When Columbiana County was formed from Jefferson on March 25, 1803, most of what is now Brush Creek Township was within the limits of the new county, but in 1832 the legislature changed the line, throwing three tiers of sections back into Jefferson. The following March the county commissioneers detached a tier of sections from the north side of Ross and attached it to the territory acquired from Columbiana, and organized it into a township, calling it Brush Creek, after the stream flowing through it. Thus it contains twenty-four sections or about that number of square miles. At one time wheat raising was a considerable farming industry, but in later years grazing and stock raising are in the lead. Coal abounds as in the adjoining townships. As stated, there is but one village in the township, Monroeville, a small hamlet laid out by Abraham Croston in 1836 and named after President Monroe.The postoffice was called Croston, there being another Monroeville in the state.

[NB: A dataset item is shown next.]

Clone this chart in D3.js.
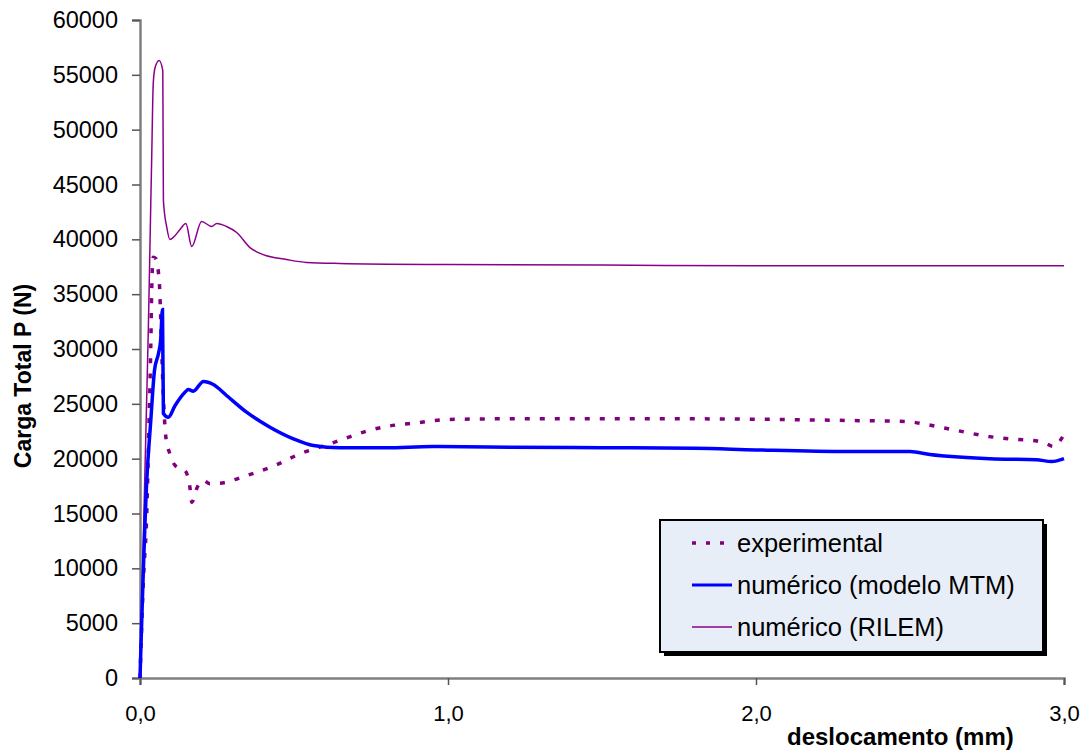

William B. Derrick has preserved some reminiscenses of the early settlers, among them being Martin Adams, who bought his farm from the government in 1805, moving there on March 25, 1806, and remaining there until his death. He was a justice of the peace, donated the land for Chestnut Grove Church and cemetery, ran a mill and distillery, and, according to his biographer, accumulated a large fortune, which was scattered at his death among impatient and dissatisfied legatees. Thomas Gillingham was agent for Nathan Harper, Joseph Potts & Company, a company of Quaker salt boilers from Bucks County, Pennsylvania. Henry Emmons had the property since known as Collinswood. Matthew Russell, a bachelor, willed a large sum to the state for the benefit of the insane, which was materially reduced by litigation on the part of heirs. Thomas Adams came about 1810 and settled on Section 27, since owned by his son, John. Jacob Ritter settled in 1810 on what was afterwards the McIntosh place. Then there were William Kerr, Samuel Clark, Elisha Brooks, Cyrus Moore (soldier of 1812), Kenneth McLennan, John C. McIntosh and others. According to Mr. Derrick, Joshua Downard and John Hutton discovered salt water in the creek near the mouth of Salt Works Run, where Irondale is now situated. It was while they were hunting deer near the close of the eighteenth century. Downard came to Brush Creek in 1784, and his son Joseph was born on the north fork of Yellow Creek in 1796. It will be remembered that Salt Run flows through Brush Creek Township and empties into Yellow Creek at Irondale in Saline Township.

Schools and Churches.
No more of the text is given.